WHAT IS BEING ASKED: Begin with the first line and repeat exactly through the line containing "(box3) [techbox] at"; leave every image out.

(Dataset records)
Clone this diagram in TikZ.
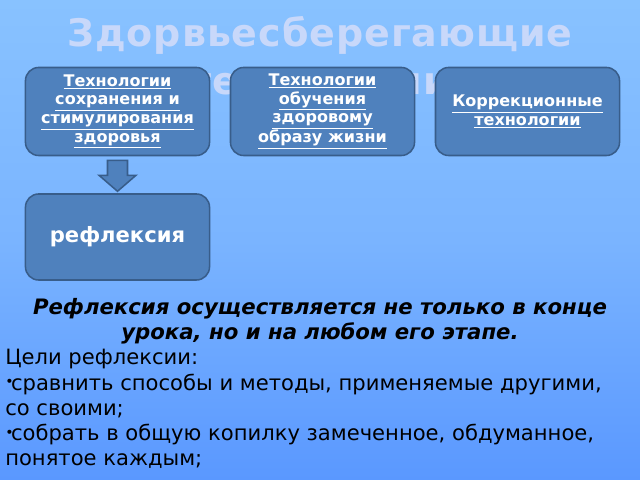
\documentclass[tikz,border=0pt]{standalone}
\usepackage{fontspec}
\setmainfont{DejaVu Sans}
\usetikzlibrary{calc}

\definecolor{bgtop}{RGB}{136,194,255}
\definecolor{bgmid}{RGB}{122,180,255}
\definecolor{bgbot}{RGB}{90,152,255}
\definecolor{boxfill}{RGB}{79,129,189}
\definecolor{boxline}{RGB}{56,93,138}
\definecolor{titlecol}{RGB}{200,216,250}

% small raised bullet of the list
\newcommand{\gbullet}{\raisebox{0.3ex}{\fontsize{10}{10}\selectfont•}\kern-0.12em}

\tikzset{
	techbox/.style={draw=boxline, fill=boxfill, line width=1.1pt, rounded corners=0.33cm,
		minimum width=4.6cm, minimum height=2.2cm, inner sep=0pt, align=center,
		text=white, font=\bfseries\fontsize{11.4}{13.2}\selectfont},
	titletext/.style={anchor=base, text=titlecol, font=\bfseries\fontsize{27}{30}\selectfont\addfontfeatures{LetterSpace=2.5}},
	blockarrow/.style={draw=boxline, fill=boxfill, line width=1.1pt},
}

\begin{document}
\begin{tikzpicture}[x=0.025cm, y=0.025cm]
		
		% background
		\shade [top color=bgtop, bottom color=bgbot, middle color=bgmid] (0,0) rectangle (640,480);
		\useasboundingbox (0,0) rectangle (640,480);
		
		% title (partly hidden by the boxes)
		\node (title1) [titletext] at (320, 433) {Здорвьесберегающие};
		\node (title2) [titletext] at (320, 385) {технологии};
		
		% box 1
		\node (box1) [techbox] at (117.5, 368.5) {\underline{Технологии}\\\underline{сохранения и}\\\underline{стимулирования}\\\underline{здоровья}};
		
		% box 2
		\node (box2) [techbox] at (322.5, 368.5) {\underline{Технологии}\\\underline{обучения}\\\underline{здоровому}\\\underline{образу жизни}};
		
		% box 3
		\node (box3) [techbox] at (527.5, 368.5) {\underline{Коррекционные}\\\underline{технологии}};
		
		% reflection box
		\node (refl) [techbox, minimum height=2.15cm, font=\bfseries\fontsize{15}{18}\selectfont] at (117.5, 243) {рефлексия};
		
		% block arrow from box 1 down to the reflection box
		\draw [blockarrow] ($(box1.south)+(-10,-4)$) -- ++(20,0) -- ++(0,-15) -- ++(8.5,0)
			-- ++(-18.5,-16) -- ++(-18.5,16) -- ++(8.5,0) -- cycle;
		
		% note (base = last line)
		\node (note) [anchor=base, align=center, font=\bfseries\itshape\fontsize{15.1}{17.8}\selectfont] at (320, 140)
			{Рефлексия осуществляется не только в конце\\урока, но и на любом его этапе.};
		
		% goals (base = last line)
		\node (goals) [anchor=base west, align=left, inner sep=0pt, font=\fontsize{15}{18}\selectfont] at (5, 14)
			{Цели рефлексии:\\\gbullet сравнить способы и методы, применяемые другими,\\со своими;\\\gbullet собрать в общую копилку замеченное, обдуманное,\\понятое каждым;};
		
\end{tikzpicture}
\end{document}
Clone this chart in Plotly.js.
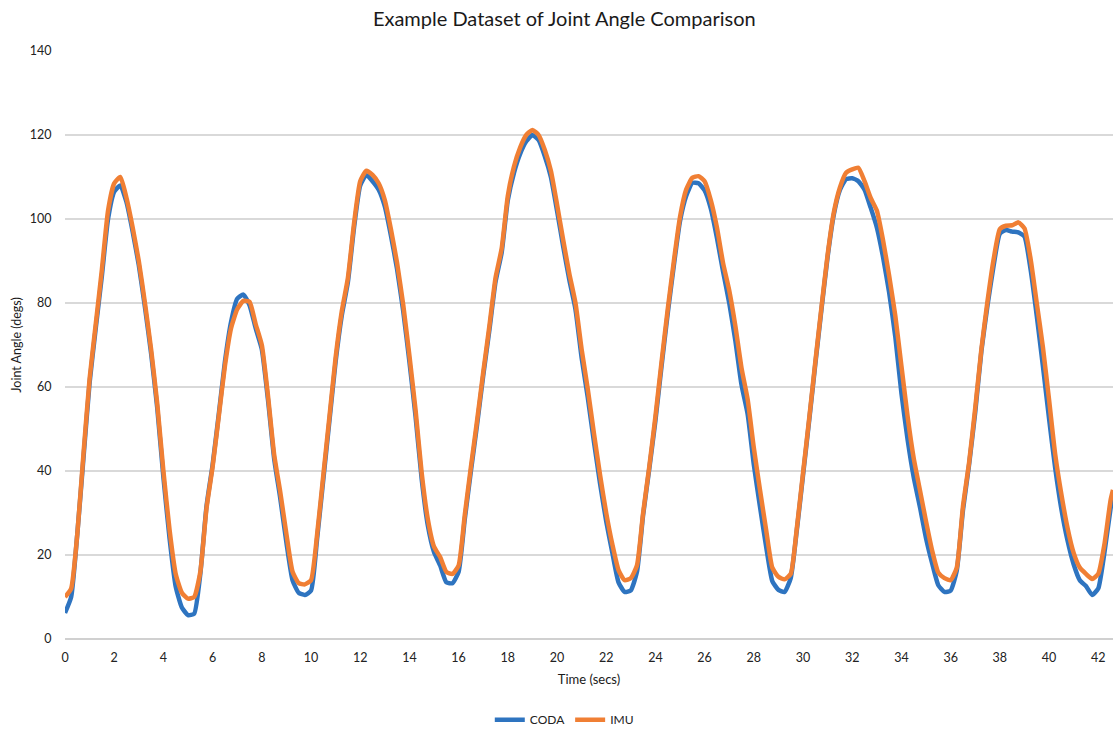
<!DOCTYPE html>
<html>
<head>
<meta charset="utf-8">
<script src="https://cdn.plot.ly/plotly-3.0.1.min.js"></script>
<style>html,body{margin:0;padding:0;background:#fff;}#chart{width:1113px;height:730px;}</style>
</head>
<body>
<div id="chart"></div>
<script>
const timeSecs = [];
for (let i = 0; i <= 170; i++) timeSecs.push(i * 0.25);
timeSecs.push(42.6);

const coda = [
6.2,10,25,43, 61,74,86.5,100, 106.5,108,104,97, 89,79,68,55, 38.5,24,12.5,7.5,
5.7,6.0,15.5,31.5, 41.5,53.5,66,75.5, 81,82,79.5,74, 69,57,43,33.5, 23,14,11,10.5,
11.5,24,38,52, 66,77,85,98, 108,110.5,109,107, 103,96,88,78, 66,53,38,27,
20.7,17.5,13.5,13.3, 16,28.5,40,51, 62.7,73.5,85,92, 104.5,111,115.5,118.5, 120,118.8,115,110,
102,93.5,85.5,78.5, 67,57.5,47,37, 28,20.5,13.5,11.2, 11.6,16,29.5,40.5, 52,65,77.5,89,
99.5,105.5,108.6,108.5, 106.8,102.5,95.5,87.5, 80,71,60.5,53.5, 41.5,31.5,22,13.8, 11.7,11.2,14.5,26,
39,52,65.5,78.5, 91,101,106.9,109.5, 109.7,109,107,102.7, 98,91,82.5,72, 58.5,47.5,38.5,31.5,
24,18,12.8,11.2, 11.5,16.3,30.6,41.5, 54,68.5,79.5,89, 96.5,97.4,97,96.8, 95.8,88,77,65,
52.5,40.7,31,23.5, 17.8,14,12.6,10.5, 12,20.5,31, 34
];

const imu = [
10,12,25,44, 62,75,88,102, 108.5,110,105,98, 90,80,69,56, 40,26,15.5,11,
9.6,10,16,31, 41,53,65,74, 78.5,80.5,80.3,75, 70,58,44,35, 25,16,13.3,13,
14,25,39,53, 67,78,86,99, 109,111.5,110.5,108.5, 104.5,97.5,89.5,79.5, 67.5,54.5,39.5,28.5,
22,19.5,16,15.5, 17.5,29.5,41,52, 63.5,74.5,86,93, 105.5,112.5,117,120, 121.2,120,116.5,111.5,
103.5,95,87,80, 69,59.5,49,39, 30,22.5,16.4,14, 14.5,17.5,30,41, 53,66,78.5,90,
100.5,107,109.8,110.2, 109,104.5,98,89.5, 83,74.5,64.5,57, 45.5,35.5,26,17, 14.8,14.2,15.5,26.5,
39.5,52.5,66,79, 91.5,101.5,107.5,111, 111.8,112.2,109,105, 102,95,86.5,77, 65,53,43,35.5,
28,21,15.8,14.5, 14,17,31.5,42, 55,69,80.5,90.5, 97.6,98.4,98.5,99.2, 97.8,90.5,80,69.5,
57,44,34.5,26.5, 20.5,17,15.5,14.3, 15.5,22.5,33, 35.5
];

const seriesNames = ['CODA', 'IMU'];
const chartTitle = 'Example Dataset of Joint Angle Comparison';
const xTitle = 'Time (secs)';
const yTitle = 'Joint Angle (degs)';

const FONT = 'Lato, "Open Sans", sans-serif';

const traces = [
  {x: timeSecs, y: coda, name: seriesNames[0], type: 'scatter', mode: 'lines',
   line: {color: '#2E74C0', width: 4.5, shape: 'spline', smoothing: 0.5}},
  {x: timeSecs, y: imu, name: seriesNames[1], type: 'scatter', mode: 'lines',
   line: {color: '#F07F34', width: 4.5, shape: 'spline', smoothing: 0.5}}
];

const layout = {
  width: 1113, height: 730,
  margin: {l: 65, r: 0, t: 51, b: 91},
  paper_bgcolor: '#fff', plot_bgcolor: '#fff',
  font: {family: FONT, color: '#333', size: 12},
  title: {text: chartTitle, font: {family: FONT, size: 20, color: '#1a1a1a'},
          xref: 'container', x: 0.507, xanchor: 'center', yref: 'container', y: 0.974, yanchor: 'middle'},
  xaxis: {range: [0, 42.6], dtick: 2, tick0: 0, showgrid: false, zeroline: false,
          showline: false, ticks: 'outside', ticklen: 7, tickcolor: 'rgba(0,0,0,0)',
          tickfont: {family: FONT, size: 12.5, color: '#222'},
          title: {text: xTitle, font: {family: FONT, size: 13, color: '#1a1a1a'}, standoff: 10}},
  yaxis: {range: [0, 140], dtick: 20, tick0: 0, showgrid: true, gridcolor: '#D9D9D9', gridwidth: 1.2,
          zeroline: true, zerolinecolor: '#D0D0D0', zerolinewidth: 1.5, showline: false,
          ticks: 'outside', ticklen: 10, tickcolor: 'rgba(0,0,0,0)',
          tickfont: {family: FONT, size: 12.5, color: '#222'},
          title: {text: yTitle, font: {family: FONT, size: 12.5, color: '#1a1a1a'}, standoff: 5}},
  showlegend: true,
  legend: {orientation: 'h', xref: 'container', yref: 'container', x: 0.507, xanchor: 'center',
           y: 0.014, yanchor: 'middle', font: {family: FONT, size: 12, color: '#222'},
           itemwidth: 30, tracegroupgap: 0}
};

Plotly.newPlot('chart', traces, layout, {displayModeBar: false, staticPlot: true});
</script>
</body>
</html>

THE RESPONSE:
Clone this diagram in TikZ.
\documentclass[tikz,border=0pt]{standalone}
\usepackage{fontspec}
\setmainfont{DejaVu Sans}
\usetikzlibrary{calc}

\definecolor{bgtop}{RGB}{136,194,255}
\definecolor{bgmid}{RGB}{122,180,255}
\definecolor{bgbot}{RGB}{90,152,255}
\definecolor{boxfill}{RGB}{79,129,189}
\definecolor{boxline}{RGB}{56,93,138}
\definecolor{titlecol}{RGB}{200,216,250}

% small raised bullet of the list
\newcommand{\gbullet}{\raisebox{0.3ex}{\fontsize{10}{10}\selectfont•}\kern-0.12em}

\tikzset{
	techbox/.style={draw=boxline, fill=boxfill, line width=1.1pt, rounded corners=0.33cm,
		minimum width=4.6cm, minimum height=2.2cm, inner sep=0pt, align=center,
		text=white, font=\bfseries\fontsize{11.4}{13.2}\selectfont},
	titletext/.style={anchor=base, text=titlecol, font=\bfseries\fontsize{27}{30}\selectfont\addfontfeatures{LetterSpace=2.5}},
	blockarrow/.style={draw=boxline, fill=boxfill, line width=1.1pt},
}

\begin{document}
\begin{tikzpicture}[x=0.025cm, y=0.025cm]
		
		% background
		\shade [top color=bgtop, bottom color=bgbot, middle color=bgmid] (0,0) rectangle (640,480);
		\useasboundingbox (0,0) rectangle (640,480);
		
		% title (partly hidden by the boxes)
		\node (title1) [titletext] at (320, 433) {Здорвьесберегающие};
		\node (title2) [titletext] at (320, 385) {технологии};
		
		% box 1
		\node (box1) [techbox] at (117.5, 368.5) {\underline{Технологии}\\\underline{сохранения и}\\\underline{стимулирования}\\\underline{здоровья}};
		
		% box 2
		\node (box2) [techbox] at (322.5, 368.5) {\underline{Технологии}\\\underline{обучения}\\\underline{здоровому}\\\underline{образу жизни}};
		
		% box 3
		\node (box3) [techbox] at (527.5, 368.5) {\underline{Коррекционные}\\\underline{технологии}};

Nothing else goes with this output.